Cleaning The House
It was a
common complaint that I heard while I was growing up; “Clean up your mess.” “Straighten up your room.” “Put your clothes away.” “Put your dishes in the washer.” My mother was in the Marines after WWII and
she brought those standards into her home and instilled them in her children. I wondered if we would ever get a break; just
a moment’s rest from cleaning so that I could give my life to more important
things – TV, or model cars and airplanes, or baseball and football. But no such luck. “Work before play” was our family motto.
You
know what? This is what I have tried to
instill in my children as well – though I don’t believe that I was as good as
my mother was. I have learned in my few
short years under the sun that cleaning never ends. It is a constant battle; in the house, at the
office, with the car, in every part of my life.

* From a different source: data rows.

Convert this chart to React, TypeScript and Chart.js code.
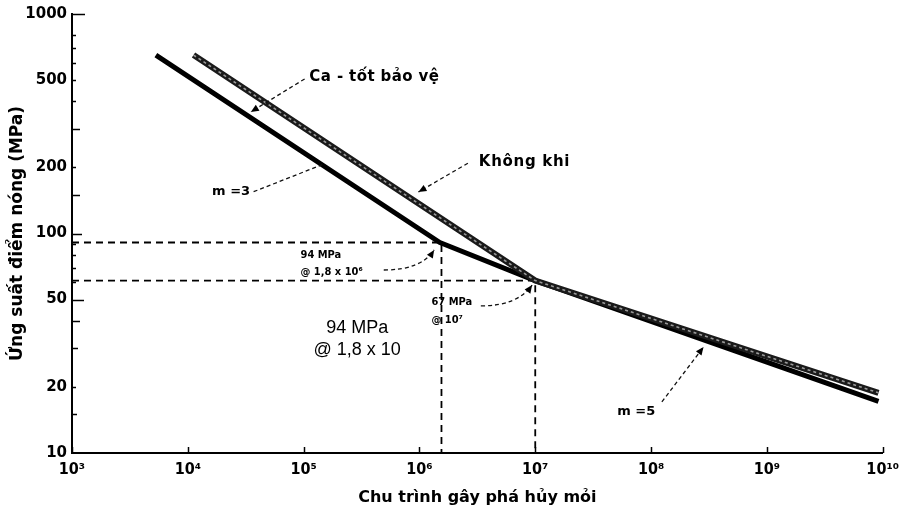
import { useEffect, useRef } from 'react';
import { Chart, registerables } from 'chart.js';

Chart.register(...registerables);

// ---- axis ticks ----
const xTickValues = [1e3, 1e4, 1e5, 1e6, 1e7, 1e8, 1e9, 1e10];
const xTickLabels = ['10³', '10⁴', '10⁵', '10⁶', '10⁷', '10⁸', '10⁹', '10¹⁰'];
const yTickValues = [10, 20, 50, 100, 200, 500, 1000];
const yTickLabels = ['10', '20', '50', '100', '200', '500', '1000'];
const yInsideTickValues = [15, 20, 30, 40, 50, 60, 70, 80, 90, 100, 150, 200, 300, 400, 500, 600, 700, 800, 1000];
const yInsideTickLengths = [5, 4, 6, 8, 12, 4, 4, 4, 4, 10, 8, 4, 8, 4, 4, 4, 4, 4, 13];

// ---- series ----
const airCycles = [1.12e4, 1e7, 9.2e9];
const airStress = [650, 61, 18.8];
const protectedCycles = [5.3e3, 1.5e6, 1e7, 9.2e9];
const protectedStress = [650, 91, 61, 17.2];

// ---- guide (dashed reference) lines ----
const guideCycles = [1.55e6, 1e7];
const guideStress = [91, 61];
const axisMinCycles = 1e3;
const axisMaxCycles = 1e10;
const axisMinStress = 10;
const axisMaxStress = 1000;

// ---- text annotations ----
const noteTexts = ['Ca - tốt bảo vệ', 'Không khi', 'm =3', 'm =5', '94 MPa', '@ 1,8 x 10⁶', '67 MPa', '@ 10⁷', '94 MPa', '@ 1,8 x 10'];
const noteCycles = [1.12e5, 3.26e6, 3.45e4, 5.1e7, 9.4e4, 9.4e4, 1.27e6, 1.27e6, 2.9e5, 2.9e5];
const noteStress = [516, 212, 155, 15.4, 79.8, 66.8, 48.8, 40.4, 37.1, 29.4];

type NoteStyle = { font: string; align: CanvasTextAlign; spacing: string };
const noteStyles: NoteStyle[] = [
  { font: 'bold 15px "DejaVu Sans"', align: 'left', spacing: '0.4px' },
  { font: 'bold 15px "DejaVu Sans"', align: 'left', spacing: '0.7px' },
  { font: 'bold 13px "DejaVu Sans"', align: 'right', spacing: '0px' },
  { font: 'bold 13px "DejaVu Sans"', align: 'left', spacing: '0px' },
  { font: 'bold 11px "DejaVu Sans Condensed"', align: 'left', spacing: '0px' },
  { font: 'bold 11px "DejaVu Sans Condensed"', align: 'left', spacing: '0px' },
  { font: 'bold 11px "DejaVu Sans Condensed"', align: 'left', spacing: '0px' },
  { font: 'bold 11px "DejaVu Sans Condensed"', align: 'left', spacing: '0px' },
  { font: '18px "Liberation Sans"', align: 'center', spacing: '0px' },
  { font: '18px "Liberation Sans"', align: 'center', spacing: '0px' },
];

// ---- arrows: start, optional control, end (data coordinates) ----
type Arrow = { from: [number, number]; ctrl?: [number, number]; to: [number, number]; head: boolean };
const arrows: Arrow[] = [
  { from: [1.02e5, 506], to: [3.5e4, 358], head: true },
  { from: [2.62e6, 209], to: [9.8e5, 154.6], head: true },
  { from: [3.7e4, 155], to: [1.45e5, 206], head: false },
  { from: [1.24e8, 17.1], to: [2.84e8, 30.4], head: true },
  { from: [4.92e5, 68.2], ctrl: [1.04e6, 68.2], to: [1.34e6, 84.2], head: true },
  { from: [3.39e6, 46.8], ctrl: [7.0e6, 46.8], to: [9.4e6, 58.2], head: true },
];

const toPoints = (xs: number[], ys: number[]) => xs.map((x, i) => ({ x, y: ys[i] }));

const overlayPlugin = {
  id: 'overlay',
  afterDatasetsDraw(chart: any) {
    const { ctx, chartArea } = chart;
    const xs = chart.scales.x;
    const ys = chart.scales.y;
    const px = (v: number) => xs.getPixelForValue(v);
    const py = (v: number) => ys.getPixelForValue(v);
    ctx.save();
    // inside tick marks
    ctx.strokeStyle = '#000';
    ctx.lineWidth = 1.5;
    ctx.setLineDash([]);
    yInsideTickValues.forEach((v, i) => {
      const yy = Math.round(py(v)) + 0.5;
      ctx.beginPath();
      ctx.moveTo(chartArea.left, yy);
      ctx.lineTo(chartArea.left + yInsideTickLengths[i], yy);
      ctx.stroke();
    });
    xTickValues.forEach((v) => {
      const xx = Math.round(px(v)) + 0.5;
      ctx.beginPath();
      ctx.moveTo(xx, chartArea.bottom);
      ctx.lineTo(xx, chartArea.bottom - 6);
      ctx.stroke();
    });
    // arrows
    arrows.forEach((a) => {
      const x0 = px(a.from[0]), y0 = py(a.from[1]);
      const x1 = px(a.to[0]), y1 = py(a.to[1]);
      ctx.strokeStyle = '#111';
      ctx.lineWidth = 1.3;
      ctx.setLineDash([4, 3]);
      ctx.beginPath();
      ctx.moveTo(x0, y0);
      let tx = x0, ty = y0;
      if (a.ctrl) {
        const cx = px(a.ctrl[0]), cy = py(a.ctrl[1]);
        ctx.quadraticCurveTo(cx, cy, x1, y1);
        tx = cx; ty = cy;
      } else {
        ctx.lineTo(x1, y1);
      }
      ctx.stroke();
      ctx.setLineDash([]);
      if (a.head) {
        const ang = Math.atan2(y1 - ty, x1 - tx);
        const L = 8, W = 3.5;
        ctx.fillStyle = '#000';
        ctx.beginPath();
        ctx.moveTo(x1, y1);
        ctx.lineTo(x1 - L * Math.cos(ang) + W * Math.sin(ang), y1 - L * Math.sin(ang) - W * Math.cos(ang));
        ctx.lineTo(x1 - L * Math.cos(ang) - W * Math.sin(ang), y1 - L * Math.sin(ang) + W * Math.cos(ang));
        ctx.closePath();
        ctx.fill();
      }
    });
    // texts
    ctx.fillStyle = '#000';
    ctx.textBaseline = 'middle';
    noteTexts.forEach((t, i) => {
      const st = noteStyles[i];
      ctx.font = st.font;
      ctx.textAlign = st.align;
      if ('letterSpacing' in ctx) (ctx as any).letterSpacing = st.spacing;
      ctx.fillText(t, px(noteCycles[i]), py(noteStress[i]));
    });
    if ('letterSpacing' in ctx) (ctx as any).letterSpacing = '0px';
    ctx.restore();
  },
};

export default function App() {
  const canvasRef = useRef<HTMLCanvasElement | null>(null);

  useEffect(() => {
    const canvas = canvasRef.current;
    if (!canvas) return;
    const guide1 = [
      { x: axisMinCycles, y: guideStress[0] },
      { x: guideCycles[0], y: guideStress[0] },
      { x: guideCycles[0], y: axisMinStress },
    ];
    const guide2 = [
      { x: axisMinCycles, y: guideStress[1] },
      { x: guideCycles[1], y: guideStress[1] },
      { x: guideCycles[1], y: axisMinStress },
    ];
    const chart = new Chart(canvas, {
      type: 'scatter',
      data: {
        datasets: [
          {
            label: 'Không khi (texture)',
            data: toPoints(airCycles, airStress),
            showLine: true,
            borderColor: '#9a9a9a',
            borderWidth: 1.6,
            borderDash: [3, 3],
            pointRadius: 0,
            order: 0,
          },
          {
            label: 'Không khi',
            data: toPoints(airCycles, airStress),
            showLine: true,
            borderColor: '#1a1a1a',
            borderWidth: 6,
            borderCapStyle: 'butt',
            pointRadius: 0,
            order: 1,
          },
          {
            label: 'Ca - tốt bảo vệ',
            data: toPoints(protectedCycles, protectedStress),
            showLine: true,
            borderColor: '#000',
            borderWidth: 5,
            borderCapStyle: 'butt',
            borderJoinStyle: 'round',
            pointRadius: 0,
            order: 2,
          },
          {
            label: 'guide 94',
            data: guide1,
            showLine: true,
            borderColor: '#000',
            borderWidth: 1.8,
            borderDash: [7, 5],
            pointRadius: 0,
            order: 3,
          },
          {
            label: 'guide 67',
            data: guide2,
            showLine: true,
            borderColor: '#000',
            borderWidth: 1.8,
            borderDash: [7, 5],
            pointRadius: 0,
            order: 4,
          },
        ],
      },
      options: {
        animation: false,
        responsive: false,
        devicePixelRatio: 1,
        layout: { padding: { left: 0, right: 14, top: 14, bottom: 0 } },
        plugins: { legend: { display: false }, tooltip: { enabled: false } },
        scales: {
          x: {
            type: 'logarithmic',
            min: axisMinCycles,
            max: axisMaxCycles,
            afterBuildTicks: (scale: any) => {
              scale.ticks = xTickValues.map((v) => ({ value: v }));
            },
            afterFit: (scale: any) => {
              scale.height = 59;
            },
            ticks: {
              autoSkip: false,
              maxRotation: 0,
              padding: 7,
              color: '#000',
              font: { family: '"DejaVu Sans Condensed"', weight: 'bold', size: 16 },
              callback: (v: any) => {
                const i = xTickValues.indexOf(Number(v));
                return i >= 0 ? xTickLabels[i] : '';
              },
            },
            grid: { display: false, drawTicks: false },
            border: { display: true, color: '#000', width: 2 },
            title: {
              display: true,
              text: 'Chu trình gây phá hủy mỏi',
              color: '#000',
              font: { family: '"DejaVu Sans"', weight: 'bold', size: 16 },
              padding: { top: 0, bottom: 5 },
            },
          },
          y: {
            type: 'logarithmic',
            min: axisMinStress,
            max: axisMaxStress,
            afterBuildTicks: (scale: any) => {
              scale.ticks = yTickValues.map((v) => ({ value: v }));
            },
            afterFit: (scale: any) => {
              scale.width = 72;
            },
            ticks: {
              autoSkip: false,
              padding: 5,
              color: '#000',
              font: { family: '"DejaVu Sans"', weight: 'bold', size: 15 },
              callback: (v: any) => {
                const i = yTickValues.indexOf(Number(v));
                return i >= 0 ? yTickLabels[i] : '';
              },
            },
            grid: { display: false, drawTicks: false },
            border: { display: true, color: '#000', width: 2 },
            title: {
              display: true,
              text: 'Ứng suất điểm nóng (MPa)',
              color: '#000',
              font: { family: '"DejaVu Sans"', weight: 'bold', size: 17 },
              padding: { top: 7, bottom: 0 },
            },
          },
        },
      },
      plugins: [overlayPlugin],
    } as any);
    return () => chart.destroy();
  }, []);

  return (
    <div style={{ position: 'absolute', left: 0, top: 0, width: 906, height: 512, background: '#fff' }}>
      <canvas ref={canvasRef} width={906} height={512} style={{ display: 'block' }} />
    </div>
  );
}
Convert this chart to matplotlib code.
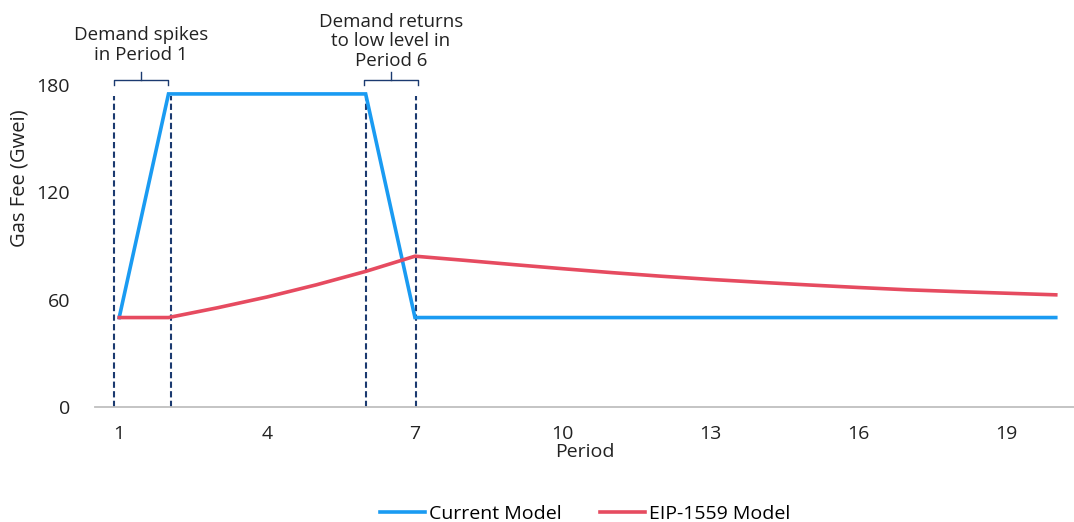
import numpy as np
import matplotlib.pyplot as plt

periods = list(range(1, 21))
current_model = [50, 175, 175, 175, 175, 175, 50, 50, 50, 50,
                 50, 50, 50, 50, 50, 50, 50, 50, 50, 50]
eip1559_model = [50, 50, 55.5, 61.5, 68.3, 75.8, 84.3, 82.0, 79.6, 77.3,
                 75.1, 73.1, 71.3, 69.7, 68.2, 66.8, 65.5, 64.5, 63.6, 62.7]
y_ticks = [0, 60, 120, 180]
x_ticks = [1, 4, 7, 10, 13, 16, 19]
marker_periods = [0.9, 2.05, 6.0, 7.03]
notes = ["Demand spikes\nin Period 1", "Demand returns\nto low level in\nPeriod 6"]

blue = "#1A9BF2"
red = "#E64B60"
navy = "#1B3A70"

plt.rcParams['font.family'] = ['Open Sans', 'DejaVu Sans']
fs = 14

fig = plt.figure(figsize=(10.74, 5.22), dpi=100)
ax = fig.add_axes([0.0885, 0.2203, 0.9115, 0.6169])

ax.plot(periods, current_model, color=blue, lw=2.6, label="Current Model",
        solid_joinstyle='miter', zorder=3)
ax.plot(periods, eip1559_model, color=red, lw=2.6, label="EIP-1559 Model",
        zorder=3)

for xp in marker_periods:
    ax.plot([xp, xp], [0, 174], color=navy, lw=1.5, ls=(0, (3, 1.6)), zorder=2)

# brackets above the dashed lines
for (x0, x1), note, ytxt in zip([(0.9, 1.98), (5.97, 7.06)], notes, [192, 188.5]):
    xm = (x0 + x1) / 2
    ax.plot([x0, x0, x1, x1], [180, 182.8, 182.8, 180], color=navy, lw=1,
            clip_on=False)
    ax.plot([xm, xm], [182.8, 187.5], color=navy, lw=1, clip_on=False)
    ax.text(xm, ytxt, note, ha='center', va='bottom', fontsize=13.5,
            linespacing=1.1, color='#222222')

ax.set_xlim(0.51, 20.37)
ax.set_ylim(0, 180)
ax.set_xticks(x_ticks)
ax.set_yticks(y_ticks)
ax.tick_params(axis='both', length=0, labelsize=fs, colors='#222222')
ax.tick_params(axis='x', pad=13)
ax.tick_params(axis='y', pad=18)
for s in ['top', 'right', 'left']:
    ax.spines[s].set_visible(False)
ax.spines['bottom'].set_color('#BFBFBF')
ax.spines['bottom'].set_linewidth(1.3)

ax.set_xlabel("Period", fontsize=fs, color='#222222', labelpad=0)
fig.text(0.018, 0.659, "Gas Fee (Gwei)", rotation=90, ha='center', va='center',
         fontsize=14.5, color='#222222')

fig.legend(loc='lower center', bbox_to_anchor=(0.545, -0.035), ncol=2,
           frameon=False, fontsize=fs, handlelength=2.3, handletextpad=0.2,
           columnspacing=2.0)

fig.savefig("out.png", dpi=100)
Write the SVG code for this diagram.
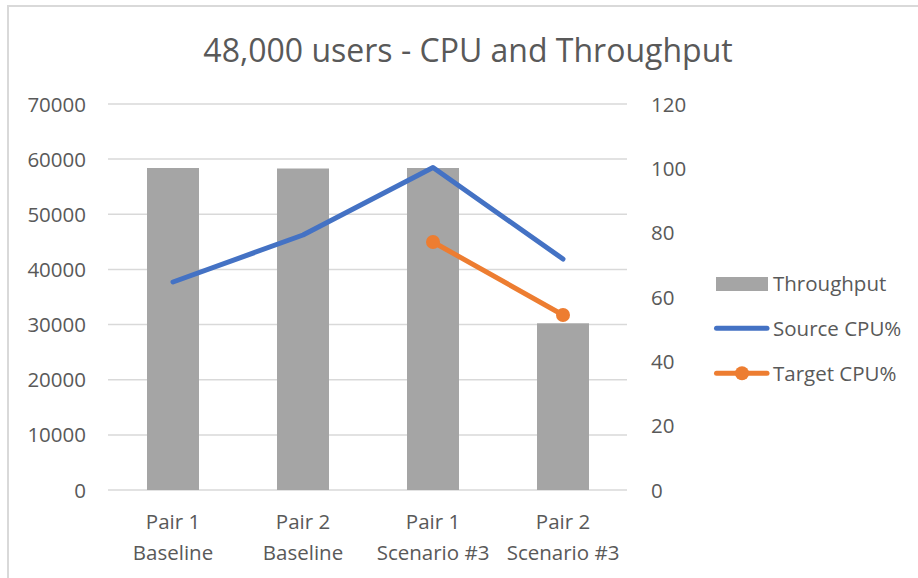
<svg xmlns="http://www.w3.org/2000/svg" width="918" height="578" viewBox="0 0 918 578">
  <style>
    text { font-family: "Open Sans", "Liberation Sans", sans-serif; fill: #595959; }
    .title { font-size: 32px; }
    .axis { font-size: 20.5px; }
    .cat { font-size: 20.5px; text-anchor: middle; }
    .legend { font-size: 20.5px; }
    .grid line { stroke: #D9D9D9; stroke-width: 1.5; }
    .bar { fill: #A5A5A5; }
    .source { fill: none; stroke: #4472C4; stroke-width: 5; stroke-linecap: round; stroke-linejoin: round; }
    .target { fill: none; stroke: #ED7D31; stroke-width: 5; stroke-linecap: round; stroke-linejoin: round; }
    .dot { fill: #ED7D31; }
  </style>

  <rect x="0" y="0" width="918" height="578" fill="#FFFFFF"/>
  <!-- chart frame -->
  <rect x="8" y="6" width="1000" height="1000" fill="none" stroke="#D9D9D9" stroke-width="2"/>

  <text class="title" x="468" y="62" text-anchor="middle">48,000 users - CPU and Throughput</text>

  <!-- horizontal gridlines -->
  <g class="grid">
    <line x1="108" y1="104" x2="627" y2="104"/>
    <line x1="108" y1="159.1" x2="627" y2="159.1"/>
    <line x1="108" y1="214.3" x2="627" y2="214.3"/>
    <line x1="108" y1="269.4" x2="627" y2="269.4"/>
    <line x1="108" y1="324.6" x2="627" y2="324.6"/>
    <line x1="108" y1="379.7" x2="627" y2="379.7"/>
    <line x1="108" y1="434.9" x2="627" y2="434.9"/>
    <line x1="108" y1="490" x2="627" y2="490"/>
  </g>

  <!-- primary axis (throughput) -->
  <g id="axis-left" class="axis" text-anchor="end">
    <text x="86" y="111.5">70000</text>
    <text x="86" y="166.6">60000</text>
    <text x="86" y="221.8">50000</text>
    <text x="86" y="276.9">40000</text>
    <text x="86" y="332.1">30000</text>
    <text x="86" y="387.2">20000</text>
    <text x="86" y="442.4">10000</text>
    <text x="86" y="497.5">0</text>
  </g>

  <!-- secondary axis (CPU %) -->
  <g id="axis-right" class="axis">
    <text x="651" y="111.5">120</text>
    <text x="651" y="175.8">100</text>
    <text x="651" y="240.1">80</text>
    <text x="651" y="304.5">60</text>
    <text x="651" y="368.8">40</text>
    <text x="651" y="433.1">20</text>
    <text x="651" y="497.5">0</text>
  </g>

  <!-- throughput bars -->
  <g id="throughput">
    <rect class="bar" x="147" y="168" width="52" height="322"/>
    <rect class="bar" x="277" y="168.5" width="52" height="321.5"/>
    <rect class="bar" x="407" y="168" width="52" height="322"/>
    <rect class="bar" x="537" y="323.3" width="52" height="166.7"/>
  </g>

  <!-- CPU series -->
  <g id="series-lines">
    <polyline class="source" points="173,282 303,235 433,167.5 563,259"/>
    <polyline class="target" points="433,242 563,315"/>
    <circle class="dot" cx="433" cy="242" r="7"/>
    <circle class="dot" cx="563" cy="315" r="7"/>
  </g>

  <!-- category labels -->
  <g id="categories" class="cat">
    <text x="173" y="529">Pair 1</text>
    <text x="173" y="560">Baseline</text>
    <text x="303" y="529">Pair 2</text>
    <text x="303" y="560">Baseline</text>
    <text x="433" y="529">Pair 1</text>
    <text x="433" y="560">Scenario #3</text>
    <text x="563" y="529">Pair 2</text>
    <text x="563" y="560">Scenario #3</text>
  </g>

  <!-- legend -->
  <g id="legend" class="legend">
    <rect class="bar" x="716" y="277" width="52" height="14"/>
    <text x="773" y="290.5">Throughput</text>
    <line class="source" x1="716.5" y1="328.3" x2="767" y2="328.3"/>
    <text x="773" y="335.5">Source CPU%</text>
    <line class="target" x1="716.5" y1="373.3" x2="767" y2="373.3"/>
    <circle class="dot" cx="742" cy="373.3" r="7"/>
    <text x="773" y="380.5">Target CPU%</text>
  </g>
</svg>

And may I never forget that this is so with my spiritual life.
Whenever
I read the gospel accounts of Jesus cleansing the temple, I am reminded about
God’s desire to keep His house clean.
The apostle Paul states that our bodies are a temple of the Holy Spirit
(1 Corinthians 6:19-20). We are a holy
place in which God lives. And He
refuses, as we would, to live in a place that is dirty, ugly, broken-down,
smelly and unsafe.
“And
just what do you mean by dirty, ugly and smelly?” you may ask.
To
which God answers, “Your sins have made you an unfit dwelling.”
Our
sins pile up like dirty clothes or dirty dishes that constantly need to be
washed and put away. Bad attitudes and
selfish lusts have caused “raw sewage” to back up into our spiritual
house. Now, really; would you want to
take up residence in that kind of place?
And how do we clean it up? Nothing
made by man can do as much as even smear the mess into a bigger and smellier
mess.
Thankfully, like
the song says, “What can wash away my sins? Nothing but the blood of Jesus. What can make me whole (clean) again? Nothing but the blood of Jesus.” Those of us in Christ have the blood of Jesus’
sacrifice that scours these messes away (1 John 1:7); the only remedy for the
sin-mess of our lives. And with the help
of the Holy Spirit dwelling within us, we also have the means available to keep our spiritual houses clean – as God
designed us to be.
When
we committed our lives to Christ, what we were in effect promising was to be
continual custodians / janitors of God’s house.
All of the sin that dirties, clutters, stinks and messes us up must be cleaned
and taken out with the trash (Hebrews 12:1).
If we are not willing to do it, the owner of the house may take drastic
measures in hand as Jesus did, to drive out the greed, and anger, and lack of
love and forgiveness, etc. His house
(our body) is not to be a den of robbers and thieves. It is to be a house of prayer.